EXERCISE INSTRUCTIONS: Across the entries below, count the lines in which the word "this" occurs. Reply with the count alone.

PROVIDED INFORMATION:
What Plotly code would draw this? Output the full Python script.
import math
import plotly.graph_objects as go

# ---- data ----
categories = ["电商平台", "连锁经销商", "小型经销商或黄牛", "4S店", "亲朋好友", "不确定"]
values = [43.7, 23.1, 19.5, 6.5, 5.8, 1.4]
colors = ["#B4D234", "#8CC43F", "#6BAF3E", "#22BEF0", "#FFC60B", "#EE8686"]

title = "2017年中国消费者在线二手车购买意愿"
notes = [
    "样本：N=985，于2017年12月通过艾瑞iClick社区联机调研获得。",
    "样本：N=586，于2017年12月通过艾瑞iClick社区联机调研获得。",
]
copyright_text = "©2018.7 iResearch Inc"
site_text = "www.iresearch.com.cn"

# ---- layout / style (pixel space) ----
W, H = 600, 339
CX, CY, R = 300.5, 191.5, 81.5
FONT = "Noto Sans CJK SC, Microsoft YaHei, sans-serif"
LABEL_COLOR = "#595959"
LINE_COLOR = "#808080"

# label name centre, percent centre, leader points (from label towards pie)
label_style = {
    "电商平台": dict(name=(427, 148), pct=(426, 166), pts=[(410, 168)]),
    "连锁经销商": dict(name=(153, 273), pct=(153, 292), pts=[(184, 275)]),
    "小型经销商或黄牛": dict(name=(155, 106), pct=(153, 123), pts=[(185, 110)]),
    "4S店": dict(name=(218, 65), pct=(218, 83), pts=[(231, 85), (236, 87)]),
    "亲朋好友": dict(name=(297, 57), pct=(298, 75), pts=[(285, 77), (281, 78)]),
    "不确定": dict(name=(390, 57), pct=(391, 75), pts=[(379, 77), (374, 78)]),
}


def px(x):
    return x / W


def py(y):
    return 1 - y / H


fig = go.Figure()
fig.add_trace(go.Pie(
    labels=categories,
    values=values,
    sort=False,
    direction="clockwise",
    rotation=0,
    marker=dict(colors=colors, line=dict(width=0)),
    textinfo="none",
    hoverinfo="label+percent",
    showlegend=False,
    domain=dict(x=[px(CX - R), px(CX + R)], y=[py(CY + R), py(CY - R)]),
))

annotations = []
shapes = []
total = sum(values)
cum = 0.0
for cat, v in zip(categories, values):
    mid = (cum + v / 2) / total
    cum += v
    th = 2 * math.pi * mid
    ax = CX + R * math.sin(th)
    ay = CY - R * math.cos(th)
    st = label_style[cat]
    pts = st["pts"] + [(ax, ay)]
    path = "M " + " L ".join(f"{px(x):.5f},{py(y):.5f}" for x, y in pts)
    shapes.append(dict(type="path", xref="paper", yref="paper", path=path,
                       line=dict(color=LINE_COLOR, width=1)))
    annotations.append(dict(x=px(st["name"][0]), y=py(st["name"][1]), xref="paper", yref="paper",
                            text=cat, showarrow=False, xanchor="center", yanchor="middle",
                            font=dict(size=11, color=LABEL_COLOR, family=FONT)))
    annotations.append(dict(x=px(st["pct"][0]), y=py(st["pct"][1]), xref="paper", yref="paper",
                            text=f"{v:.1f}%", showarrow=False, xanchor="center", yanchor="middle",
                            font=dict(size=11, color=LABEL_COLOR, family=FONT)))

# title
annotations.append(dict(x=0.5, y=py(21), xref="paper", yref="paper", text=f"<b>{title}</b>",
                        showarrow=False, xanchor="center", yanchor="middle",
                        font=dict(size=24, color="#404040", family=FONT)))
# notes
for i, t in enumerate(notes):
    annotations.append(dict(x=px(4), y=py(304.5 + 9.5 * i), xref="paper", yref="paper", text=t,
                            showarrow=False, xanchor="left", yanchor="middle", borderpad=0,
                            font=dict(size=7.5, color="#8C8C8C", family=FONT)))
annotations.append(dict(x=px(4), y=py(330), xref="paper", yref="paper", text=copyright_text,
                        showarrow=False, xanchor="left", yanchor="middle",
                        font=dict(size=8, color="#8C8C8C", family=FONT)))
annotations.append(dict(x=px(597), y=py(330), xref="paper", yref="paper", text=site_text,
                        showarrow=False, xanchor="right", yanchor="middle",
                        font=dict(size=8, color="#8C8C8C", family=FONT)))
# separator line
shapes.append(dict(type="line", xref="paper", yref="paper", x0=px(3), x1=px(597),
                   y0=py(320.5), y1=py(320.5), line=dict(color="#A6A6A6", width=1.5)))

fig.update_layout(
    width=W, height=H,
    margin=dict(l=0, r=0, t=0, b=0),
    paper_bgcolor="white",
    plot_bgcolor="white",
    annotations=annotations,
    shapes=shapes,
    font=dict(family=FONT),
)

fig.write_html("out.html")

---

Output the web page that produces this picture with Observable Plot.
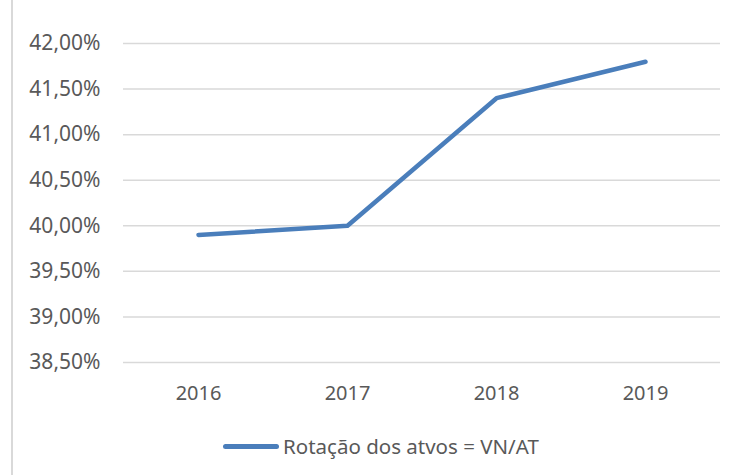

FINAL ANSWER: 2